If you’re dealing with an asset purchase agreement, Gora says it’s important to make sure that all types of assets are clearly defined.
“You may have some personal items that you don’t want to sell, so it has to be clearly distinguished which assets are included and are not included in the contract,” Gora says.
Gora says to look at a website as an example.
“If you have a website, and it’s your domain name, you may be able to use that domain name for another business later on,” Gora says. “You can keep the domain name, and consider it an excluded asset.”
When selling your center, you’re likely to receive payment in one lump sum, but Bittinger says that’s very market dependant. Pay attention to what kind of payout terms you’re agreeing to.
“You could receive a big base payment follow by subsequent payments,” Bittinger says. “You could have a payout term that says payments will be made over the course of a few years.”
Regardless of the payout terms, before selling your center to any buyer, it’s crucial to make sure that the buyer is in good financial standing.
“Get the proper legal guarantees and assurances, like a promissory note, that the money will come in,” Bittinger says. “Make sure that the entity that is required to pay that money has money, and will not go bankrupt in the next few years.”
Bittinger says that this is a huge risk you take on as a seller.
“Compare it to the likelihood of defaulting on a car loan; it’s not like you can repossess your center from the buyer,” Bittinger says. “If they can’t make payments, or go bankrupt, it’s going to be hard to go after the money you’re owed, even if you win in a lawsuit.”

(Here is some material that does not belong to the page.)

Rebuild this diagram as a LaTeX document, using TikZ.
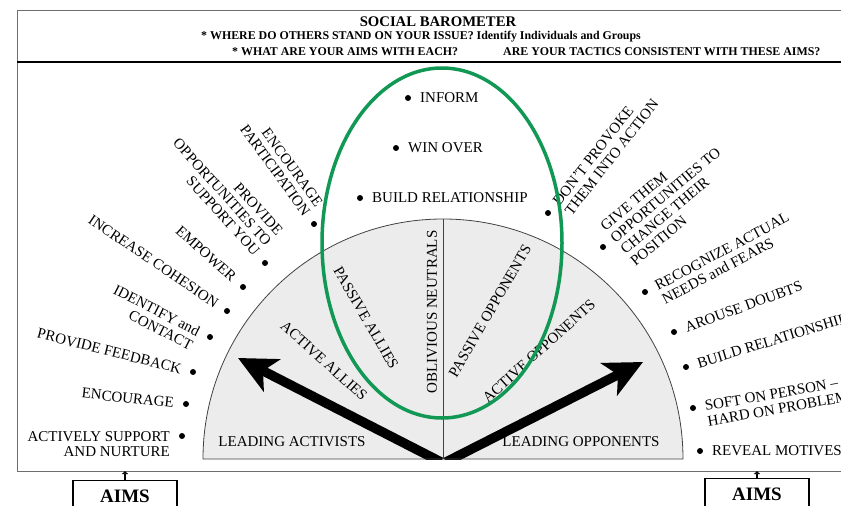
\documentclass[tikz,border=0pt]{standalone}
\usepackage{fontspec}
\setmainfont{Liberation Serif}
\usetikzlibrary{arrows.meta,calc}
\definecolor{ringgreen}{RGB}{16,152,84}
\definecolor{dialfill}{RGB}{236,236,236}
\definecolor{framegray}{RGB}{110,110,110}
\begin{document}
\begin{tikzpicture}[x=1pt,y=1pt,
  lbl/.style={font=\fontsize{15}{15.5}\selectfont, inner sep=0pt},
  hdr/.style={font=\fontsize{11.9}{13}\selectfont\bfseries, inner sep=0pt, anchor=base west},
  dotmark/.style={circle, fill=black, inner sep=0pt, minimum size=6pt},
  aimsbox/.style={draw, line width=1.1pt, anchor=north, minimum width=104pt,
    inner xsep=4pt, inner ysep=8pt, text height=13.5pt, text depth=12pt,
    font=\fontsize{19}{20}\selectfont\bfseries},
  bigarrow/.style={line width=9.5pt, -{Stealth[length=38pt,width=36pt,inset=10pt]}},
  aimsarrow/.style={line width=1.2pt, -{Latex[length=3pt,width=7pt]}}
]
% page
\fill[white] (0,0) rectangle (841,-506);
\useasboundingbox (0,0) rectangle (841,-506);

% frame and header rules
\draw[framegray, line width=0.8pt] (17,-10) -- (850,-10);
\draw[framegray, line width=0.8pt] (17,-10) -- (17,-471) -- (850,-471);
\draw[line width=2pt] (17,-62) -- (850,-62);

% header text
\node[font=\fontsize{14.7}{16}\selectfont\bfseries, inner sep=0pt, anchor=base]
  (title) at (438,-26) {SOCIAL BAROMETER};
\node[hdr] (q1) at (201,-39)
  {*\ WHERE DO OTHERS STAND ON YOUR ISSUE? Identify Individuals and Groups};
\node[hdr] (q2) at (232,-55) {*\ WHAT ARE YOUR AIMS WITH EACH?};
\node[hdr] (q3) at (503,-55) {ARE YOUR TACTICS CONSISTENT WITH THESE AIMS?};

% the dial
\coordinate (hub) at (443,-459);
\fill[dialfill] (203,-459) arc[start angle=180, end angle=0, radius=240] -- cycle;
\coordinate (apex) at (443,-219);
\draw[framegray!60!black, line width=0.7pt] (hub) -- (apex);

% arrows of the dial, trimmed at the base line
\coordinate (baseL) at (441,-462);
\coordinate (baseR) at (446,-462);
\coordinate (tipL) at (238,-358);
\coordinate (tipR) at (643,-362);
\begin{scope}
  \clip (190,-459) rectangle (700,-200);
  \draw[bigarrow] (baseL) -- (tipL);
  \draw[bigarrow] (baseR) -- (tipR);
\end{scope}
\draw[framegray!60!black, line width=0.8pt]
  (203,-459) arc[start angle=180, end angle=0, radius=240] -- cycle;

% sectors of the dial
\node[lbl, anchor=base] (leadA) at (292,-446) {LEADING ACTIVISTS};
\node[lbl, anchor=base] (leadO) at (581,-446) {LEADING OPPONENTS};
\node[lbl, rotate=-42] (actA) at (324,-361) {ACTIVE ALLIES};
\node[lbl, rotate=-60] (pasA) at (366,-318) {PASSIVE ALLIES};
\node[lbl, rotate=90] (neut) at (432,-312) {OBLIVIOUS NEUTRALS};
\node[lbl, rotate=60] (pasO) at (490,-311) {PASSIVE OPPONENTS};
\node[lbl, rotate=42] (actO) at (539,-351) {ACTIVE OPPONENTS};

% aims towards the middle
\node[dotmark] (m1) at (408,-98) {};
\node[dotmark] (m2) at (396,-148) {};
\node[dotmark] (m3) at (360,-198) {};
\node[lbl, anchor=west] (tm1) at ($(m1)+(12,0)$) {INFORM};
\node[lbl, anchor=west] (tm2) at ($(m2)+(12,0)$) {WIN OVER};
\node[lbl, anchor=west] (tm3) at ($(m3)+(12,0)$) {BUILD RELATIONSHIP};

% aims towards allies
\node[dotmark] (l1) at (314,-224) {};
\node[dotmark] (l2) at (265,-263) {};
\node[dotmark] (l3) at (243,-287) {};
\node[dotmark] (l4) at (227,-311) {};
\node[dotmark] (l5) at (210,-337) {};
\node[dotmark] (l6) at (193,-372) {};
\node[dotmark] (l7) at (186,-404) {};
\node[dotmark] (l8) at (182,-436) {};
\node[lbl, align=right, anchor=south east, rotate=-54] (tl1)
  at ($(l1)+(-54:-12)+(-144:5)$) {ENCOURAGE\\PARTICIPATION};
\node[lbl, align=right, anchor=south east, rotate=-48] (tl2)
  at ($(l2)+(-48:-12)+(-138:5)$) {PROVIDE\\OPPORTUNITIES TO\\SUPPORT YOU};
\node[lbl, anchor=east, rotate=-42] (tl3) at ($(l3)+(-42:-12)$) {EMPOWER};
\node[lbl, anchor=east, rotate=-34] (tl4) at ($(l4)+(-34:-12)$) {INCREASE COHESION};
\node[lbl, align=right, anchor=north east, rotate=-27] (tl5)
  at ($(l5)+(-27:-12)+(63:5)$) {IDENTIFY and\\CONTACT};
\node[lbl, anchor=east, rotate=-14] (tl6) at ($(l6)+(-14:-12)$) {PROVIDE FEEDBACK};
\node[lbl, anchor=east, rotate=-6] (tl7) at ($(l7)+(-6:-12)$) {ENCOURAGE};
\node[lbl, align=right, anchor=north east] (tl8)
  at ($(l8)+(-12,5)$) {ACTIVELY SUPPORT\\AND NURTURE};

% aims towards opponents
\node[dotmark] (r1) at (548,-213) {};
\node[dotmark] (r2) at (603,-247) {};
\node[dotmark] (r3) at (645,-292) {};
\node[dotmark] (r4) at (674,-332) {};
\node[dotmark] (r5) at (686,-367) {};
\node[dotmark] (r6) at (693,-408) {};
\node[dotmark] (r7) at (700,-451) {};
\node[lbl, align=left, anchor=north west, rotate=52] (tr1)
  at ($(r1)+(52:12)+(142:5)$) {DON'T PROVOKE\\THEM INTO ACTION};
\node[lbl, align=left, anchor=north west, rotate=40] (tr2)
  at ($(r2)+(40:12)+(130:20.5)$) {GIVE THEM\\OPPORTUNITIES TO\\CHANGE THEIR\\POSITION};
\node[lbl, align=left, anchor=north west, rotate=28] (tr3)
  at ($(r3)+(28:12)+(118:5)$) {RECOGNIZE ACTUAL\\NEEDS and FEARS};
\node[lbl, anchor=west, rotate=20] (tr4) at ($(r4)+(20:12)$) {AROUSE DOUBTS};
\node[lbl, anchor=west, rotate=17] (tr5) at ($(r5)+(17:12)$) {BUILD RELATIONSHIP};
\node[lbl, align=left, anchor=north west, rotate=10] (tr6)
  at ($(r6)+(10:12)+(100:5)$) {SOFT ON PERSON --\\HARD ON PROBLEM};
\node[lbl, anchor=west] (tr7) at ($(r7)+(12,0)$) {REVEAL MOTIVES};

% ring around the middle group
\draw[ringgreen, line width=3.5pt] (442,-243) ellipse [x radius=120, y radius=175];

% AIMS boxes
\node[aimsbox] (aimsL) at (125,-480) {AIMS};
\node[aimsbox] (aimsR) at (757,-478) {AIMS};
\coordinate (edgeL) at (125,-471);
\coordinate (edgeR) at (757,-471);
\draw[aimsarrow] (aimsL.north) -- (edgeL);
\draw[aimsarrow] (aimsR.north) -- (edgeR);
\end{tikzpicture}
\end{document}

After a transaction closes, there’s still the possibility of disputes between parties.
“Normally, you will have a provision in the purchase agreement on how to resolve any disputes with the buyer over what the final working capital number is,” Horton says. “As the seller, you want to review that carefully and make sure it gives you enough time to view the buyer’s calculations, consult with your own accountants if need be, figure out if they’re correct and think of how you’re going to challenge that.”
In addition, Horton says it’s important to figure out how you’re going to resolve any claims made after closing.
“Will the claim be addressed by a lawsuit in court, and if so, are there limits to what courts a suit may be brought in?” Horton asks. “What about arbitration? What provisions are there to determine who will arbitrate, where it will happen and when? Make sure you focus on those provisions and understand how they work.”
There are so many minute details involved in a purchase agreement that, if ignored, can really put you in a difficult position. Focusing on key considerations other than the purchase price, having a thorough due diligence process and utilizing strong negotiation skills can help you avoid getting backed into a corner, and ultimately get you the best deal in an urgent care M&A transaction.
“The seller needs to very conscious of the process of preparing the disclosure schedule to the purchase agreement; a lot of the liability for the seller is going to come about from something that is left off of the disclosure schedule, becomes a problem and then the buyer sues you,” Horton says. “Prepare exhibits and schedules very carefully, and double-check for any misstatements or omissions in the disclosure agreement. Be very careful that you provide as much accurate detail as you can, and take the time on the front end to do it right.”